- _What is being asked_:
Exactly the lines from the start of the data below through the line that contains "35.4, 43.3, 48.3];" are to be copied, with pictures left out.

- _Information provided_:
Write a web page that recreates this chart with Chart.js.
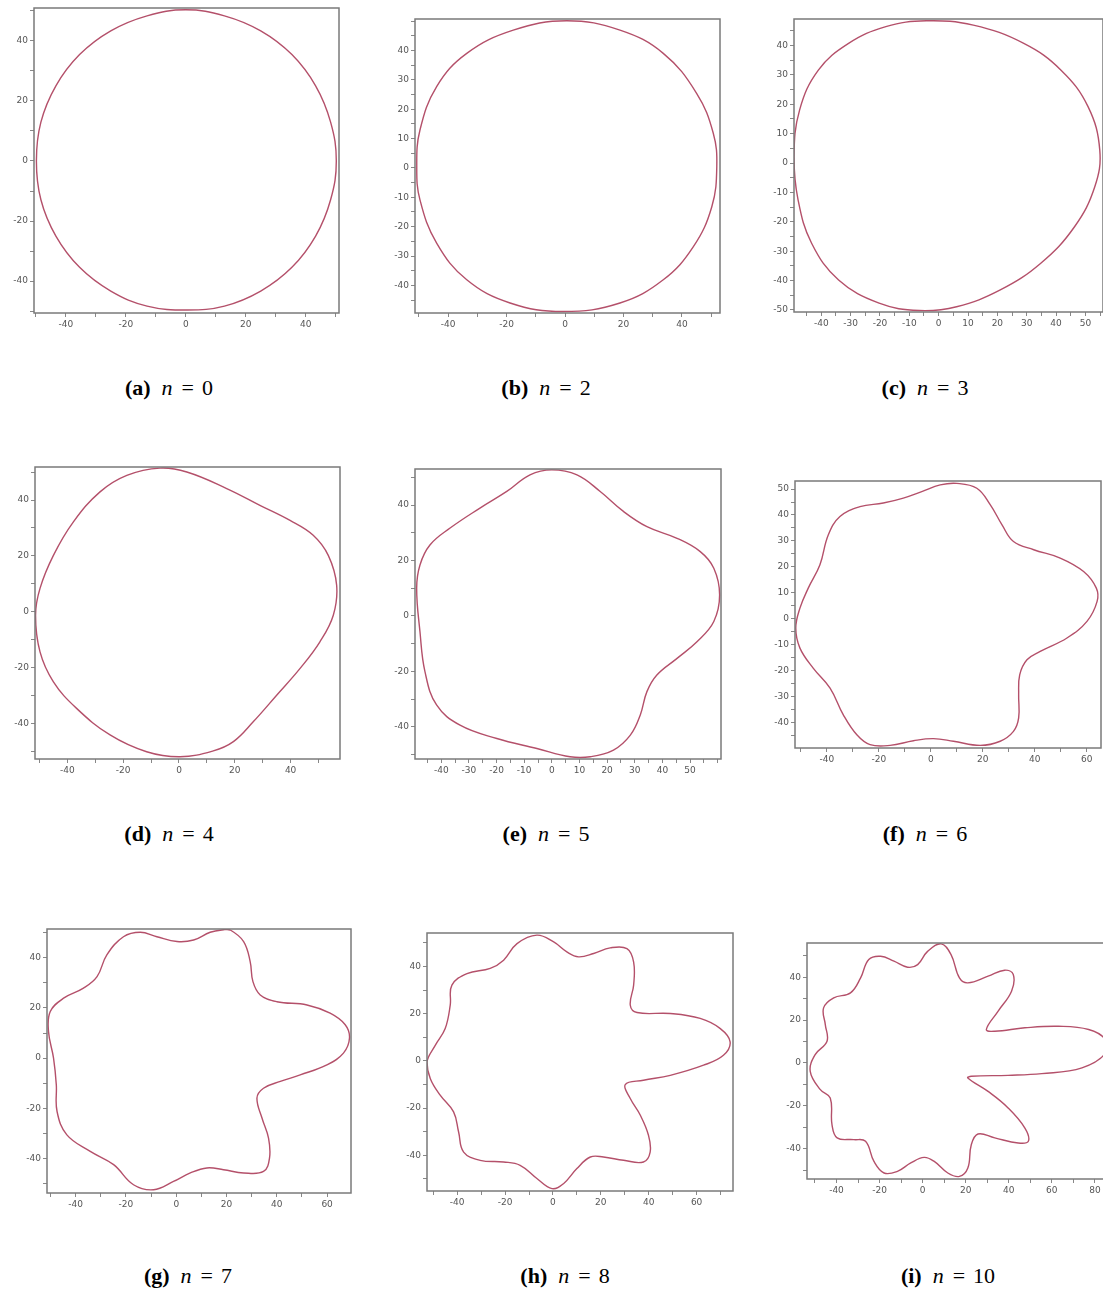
<!DOCTYPE html>
<html>
<head>
<meta charset="utf-8">
<script src="https://cdn.jsdelivr.net/npm/chart.js@4"></script>
<style>
  html, body { margin: 0; padding: 0; background: #fff; overflow: hidden; }
  #page { position: relative; width: 1103px; height: 1299px; }
  canvas { position: absolute; }
  .cap { position: absolute; font-family: "Liberation Serif", "DejaVu Serif", serif; font-size: 22px; line-height: 26px; white-space: nowrap; transform: translateX(-50%); color: #000; }
  .cap i { margin-left: 11px; }
  .cap .eq { margin: 0 8px 0 9px; }
</style>
</head>
<body>
<div id="page"></div>
<script>
// curve points (clockwise from the top)
const aX = [0, 12.9, 25, 35.4, 43.3, 48.3, 50.2, 48.3, 43.3, 35.4, 25, 12.9, 0.5, -12.9, -25, -35.4, -43.3, -48.3, -49.8, -48.3, -43.3, -35.4, -25, -12.9];
const aY = [50.3, 48.3, 43.3, 35.4, 25, 12.9, 0, -12.9, -25, -35.4, -43.3, -48.3, -49.6, -48.3, -43.3, -35.4, -25, -12.9, 0, 12.9, 25, 35.4, 43.3, 48.3];

const bX = [0.6, 18.8, 33.6, 45, 50.7, 51.9, 50.2, 43.9, 33.6, 18.8, -0.6, -18.8, -33.6, -43.9, -49.6, -50.7, -49.6, -43.9, -33.6, -17.7];
const bY = [50.1, 46.9, 39, 25.4, 11.8, 0.4, -13.2, -26.8, -38.1, -46, -48.9, -46, -38.1, -25.6, -10.9, 0.4, 12.9, 27.7, 39, 46.9];

const cX = [-4.2, 11.8, 29, 41.7, 50.9, 54.9, 53.2, 46.3, 34.8, 21, 6.1, -6.6, -20.3, -34.1, -43.3, -47.9, -49.3, -47.4, -41, -30.7, -18];
const cY = [48.4, 46.9, 40.7, 31.6, 19.2, 4.4, -8.1, -21.7, -34.1, -43.2, -48.9, -50.2, -47.7, -39.8, -27.3, -12.6, 2.1, 18, 31.6, 40.7, 46.4];

const dX = [-6.8, 2.8, 17.1, 29, 39.8, 48.1, 53.5, 56.5, 55.3, 50.5, 43.4, 35, 26.6, 19.5, 12.3, 0.4, -11.6, -24.7, -36.7, -45, -49.8, -51.4, -49.8, -45, -37.9, -28.3, -18.7];
const dY = [51.4, 50, 44.1, 38.1, 32.7, 27.4, 20.2, 9.5, -1.2, -10.7, -20.2, -29.8, -39.3, -46.4, -49.7, -51.8, -50, -44, -34.5, -25, -14.3, -1.2, 8.4, 20.2, 32.1, 42.9, 48.8];

const eX = [0, 9.1, 17.5, 25.9, 34.4, 45.3, 53.7, 58.6, 60.7, 58.6, 52.5, 45.3, 38, 34.4, 32, 28.4, 22.3, 13.9, 6.6, -5.4, -19.9, -33.2, -41.7, -45.9, -47.7, -48.9, -47.7, -44.1, -36.8, -26, -16.3, -7.9];
const eY = [52.7, 50.9, 44.9, 37.7, 32.2, 28, 23.2, 17.2, 7.6, -2, -9.3, -15.3, -21.3, -27.3, -35.7, -43, -48.4, -50.8, -50.8, -47.8, -44.2, -39.4, -32.1, -20.1, -5.7, 10, 18.4, 25.6, 31.7, 38.9, 44.9, 50.9];

const fX = [10, 17.7, 22.9, 27.4, 31.8, 39.6, 49.8, 58.8, 63.7, 64, 60.1, 52.4, 42.1, 37, 34.2, 33.8, 33.8, 31.8, 26.7, 19, 8.7, 1, -6.7, -15.7, -23.4, -28.5, -33.7, -38.8, -45.3, -50.4, -52, -50.4, -47.2, -42.7, -39.5, -35, -27.3, -18.3, -10.6, -3.5, 3.6];
const fY = [52.2, 50.3, 43.9, 36.2, 29.8, 26.6, 23.4, 18.2, 11.8, 6.7, -1, -7.4, -12.6, -15.8, -21.6, -29.3, -38.2, -43.4, -47.2, -48.8, -47.2, -46.2, -47, -48.8, -48.5, -44.7, -37, -26.7, -19, -11.3, -3.6, 4.1, 11.8, 20.8, 32.3, 39.4, 43.2, 44.6, 46.5, 49, 51.6];

const gX = [21.5, 26.8, 29.4, 30.5, 33.4, 40, 52, 61.2, 67.2, 68.9, 66.5, 59.9, 49.3, 41.4, 34.7, 32.1, 34.1, 36.7, 37.1, 34.7, 26.8, 18.8, 12.2, 5.6, -1.1, -9, -17, -24.9, -34.2, -43.5, -47.4, -47.7, -48.8, -50.8, -50.1, -44.8, -36.9, -31.5, -27.6, -21, -14.3, -7.7, 0.3, 6.9, 13.5, 18.8];
const gY = [51.1, 46.5, 38.5, 30.5, 25.2, 22.5, 21.2, 17.9, 13.3, 8, 2, -2.7, -6.7, -9.3, -12, -15.9, -23.9, -31.9, -39.8, -45.2, -45.8, -44.5, -43.8, -45.8, -49.2, -52.5, -50.5, -42.5, -37.2, -30.6, -21.3, -10.6, 0, 10.6, 18.6, 23.9, 27.9, 32.5, 41.2, 48.4, 50.2, 48.4, 46.5, 47.1, 50.2, 51.2];

const hX = [-6.7, 0.3, 5.8, 10.7, 17, 23.9, 30.9, 33.7, 33.7, 32.3, 35.1, 49, 61.5, 69.9, 74, 71.2, 62.9, 49, 37.8, 30.2, 32.3, 36.5, 39.9, 40.6, 37.8, 29.5, 21.1, 15.6, 10, 4.4, -0.4, -6.7, -13.7, -20.6, -30.4, -37.3, -39.4, -41.5, -47.1, -51.2, -52.6, -49.1, -45, -42.9, -42.2, -35.9, -26.2, -20.6, -15];
const hY = [53.3, 50.4, 46.2, 44.1, 45.5, 47.9, 47.6, 41.9, 32.1, 23.6, 20.5, 20.1, 18, 13.7, 8.1, 2.4, -1.8, -6.1, -8.2, -10, -15.9, -23, -31.5, -38.6, -42.8, -42.1, -40.7, -40.7, -45.6, -52, -54.1, -49.8, -44.2, -42.8, -42.1, -38.6, -30.1, -21.6, -14.5, -7.5, -0.4, 6.7, 13.7, 23.6, 32.1, 37, 39.2, 42.7, 49.7];

const iX = [8.6, 13.2, 17.1, 21, 30.4, 38.1, 42.1, 41.3, 35, 29.6, 33.5, 47.5, 63.1, 77.1, 84.8, 85, 74, 55.3, 39.7, 22.6, 21, 30.4, 39.7, 47.5, 49.1, 44.4, 33.5, 25.7, 22.6, 21, 17.1, 11.7, 5.4, 0.7, -5.5, -11.7, -17.9, -22.6, -26.5, -32, -39.7, -42.1, -42.9, -47.5, -52.2, -49.9, -44.4, -45.2, -46, -41.3, -33.5, -28.8, -25, -19.5, -13.3, -7, -2.3, 2.3];
const iY = [55.6, 50.6, 39.7, 37.4, 40.5, 43.3, 41.3, 33.5, 24.1, 15.6, 14.8, 16.4, 17.1, 15.6, 11, 4.5, -2.3, -5, -5.8, -6.2, -7, -13.3, -21, -30.4, -36.6, -37.4, -35, -33.2, -38.2, -49.1, -53, -51.4, -46, -44.1, -46.7, -50.6, -51.4, -46, -36.6, -35.8, -35, -28.8, -16.4, -12.5, -3.9, 3.9, 10.1, 17.9, 25.7, 30.4, 32.7, 39.7, 48.3, 49.8, 47.5, 44.7, 45.9, 52.1];

// axis limits [xmin, xmax, ymin, ymax] and tick steps [minorX, labelX, minorY, labelY]
const limits = [
  [-50.6, 51.1, -50.6, 50.9], [-51.3, 53, -49.4, 50.7], [-49.3, 56, -50.7, 49],
  [-51.6, 57.7, -52.6, 51.8], [-49.5, 61.2, -51.6, 53], [-52.3, 65.5, -49.8, 53.1],
  [-51.4, 69.5, -53.8, 51.5], [-52.6, 75.2, -55.1, 54.2], [-53.7, 84.7, -54.2, 56]
];
const steps = [
  [10, 20, 10, 20], [10, 20, 5, 10], [5, 10, 5, 10],
  [10, 20, 10, 20], [5, 10, 10, 20], [10, 20, 5, 10],
  [10, 20, 10, 20], [10, 20, 10, 20], [10, 20, 10, 20]
];
const letters = ["a", "b", "c", "d", "e", "f", "g", "h", "i"];
const nValues = [0, 2, 3, 4, 5, 6, 7, 8, 10];

// layout: plot frame [left, top, right, bottom] in page pixels, caption centre [x, y]
const frames = [
  [34, 8, 339, 313], [415, 19, 720, 313], [794, 19, 1103, 312],
  [35, 467, 340, 759], [415, 469, 721, 759], [795, 481, 1101, 748],
  [47, 929, 351, 1193], [427, 933, 733, 1191], [807, 943, 1105, 1179]
];
const captions = [
  [169, 388], [546, 388], [925, 388],
  [169, 834], [546, 834], [925, 834],
  [188, 1276], [565, 1276], [948, 1276]
];

const curves = [[aX, aY], [bX, bY], [cX, cY], [dX, dY], [eX, eY], [fX, fY], [gX, gY], [hX, hY], [iX, iY]];
const LINE = "#b4506a";

function loop(xs, ys) {
  let n = xs.length;
  let pts = [{ x: xs[n - 1], y: ys[n - 1] }];
  for (let i = 0; i < n; i++) pts.push({ x: xs[i], y: ys[i] });
  pts.push({ x: xs[0], y: ys[0] });
  pts.push({ x: xs[1], y: ys[1] });
  return pts;
}

const framePlugin = {
  id: "frame",
  afterDatasetsDraw(chart) {
    let a = chart.chartArea, ctx = chart.ctx;
    ctx.save();
    ctx.strokeStyle = "#7a7a7a";
    ctx.lineWidth = 1.5;
    ctx.strokeRect(a.left, a.top, a.right - a.left, a.bottom - a.top);
    ctx.restore();
  }
};

function axis(min, max, step, labelStep, isY) {
  return {
    type: "linear",
    min: min,
    max: max,
    border: { display: false },
    grid: { drawOnChartArea: false, drawTicks: true, tickLength: 4, color: "#888" },
    ticks: {
      stepSize: step,
      includeBounds: false,
      autoSkip: false,
      maxTicksLimit: 100,
      maxRotation: 0,
      padding: 2,
      color: "#555",
      font: { family: "DejaVu Sans", size: 9 },
      callback: (v) => {
        let r = Math.round(v);
        // the last tick right at the top/right edge carries no label
        if (r > max - 1.5) return "";
        return r % labelStep === 0 ? String(r) : "";
      }
    },
    afterFit: (scale) => {
      if (isY) scale.width = 40; else scale.height = 30;
      scale.paddingLeft = 0; scale.paddingRight = 0;
      scale.paddingTop = 0; scale.paddingBottom = 0;
    }
  };
}

let page = document.getElementById("page");

curves.forEach((c, k) => {
  let f = frames[k];
  let w = f[2] - f[0] + 50, h = f[3] - f[1] + 40;
  let cv = document.createElement("canvas");
  cv.width = w; cv.height = h;
  cv.style.left = (f[0] - 40) + "px";
  cv.style.top = (f[1] - 10) + "px";
  cv.style.width = w + "px"; cv.style.height = h + "px";
  page.appendChild(cv);

  let data = loop(c[0], c[1]);
  let last = data.length - 2;
  let lim = limits[k], st = steps[k];

  new Chart(cv.getContext("2d"), {
    type: "scatter",
    data: {
      datasets: [{
        data: data,
        showLine: true,
        tension: 0.4,
        borderColor: LINE,
        borderWidth: 1.4,
        pointRadius: 0,
        fill: false,
        segment: {
          borderColor: (ctx) => (ctx.p0DataIndex === 0 || ctx.p0DataIndex === last) ? "rgba(0,0,0,0)" : LINE
        }
      }]
    },
    options: {
      responsive: false,
      animation: false,
      layout: { padding: { left: 0, top: 10, right: 10, bottom: 0 } },
      plugins: { legend: { display: false }, tooltip: { enabled: false } },
      scales: {
        x: axis(lim[0], lim[1], st[0], st[1], false),
        y: axis(lim[2], lim[3], st[2], st[3], true)
      }
    },
    plugins: [framePlugin]
  });

  let cap = document.createElement("div");
  cap.className = "cap";
  cap.style.left = captions[k][0] + "px";
  cap.style.top = (captions[k][1] - 13) + "px";
  cap.innerHTML = "<b>(" + letters[k] + ")</b><i>n</i><span class=\"eq\">=</span>" + nValues[k];
  page.appendChild(cap);
});
</script>
</body>
</html>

- _Result of this task_:
Write a web page that recreates this chart with Chart.js.
<!DOCTYPE html>
<html>
<head>
<meta charset="utf-8">
<script src="https://cdn.jsdelivr.net/npm/chart.js@4"></script>
<style>
  html, body { margin: 0; padding: 0; background: #fff; overflow: hidden; }
  #page { position: relative; width: 1103px; height: 1299px; }
  canvas { position: absolute; }
  .cap { position: absolute; font-family: "Liberation Serif", "DejaVu Serif", serif; font-size: 22px; line-height: 26px; white-space: nowrap; transform: translateX(-50%); color: #000; }
  .cap i { margin-left: 11px; }
  .cap .eq { margin: 0 8px 0 9px; }
</style>
</head>
<body>
<div id="page"></div>
<script>
// curve points (clockwise from the top)
const aX = [0, 12.9, 25, 35.4, 43.3, 48.3, 50.2, 48.3, 43.3, 35.4, 25, 12.9, 0.5, -12.9, -25, -35.4, -43.3, -48.3, -49.8, -48.3, -43.3, -35.4, -25, -12.9];
const aY = [50.3, 48.3, 43.3, 35.4, 25, 12.9, 0, -12.9, -25, -35.4, -43.3, -48.3, -49.6, -48.3, -43.3, -35.4, -25, -12.9, 0, 12.9, 25, 35.4, 43.3, 48.3];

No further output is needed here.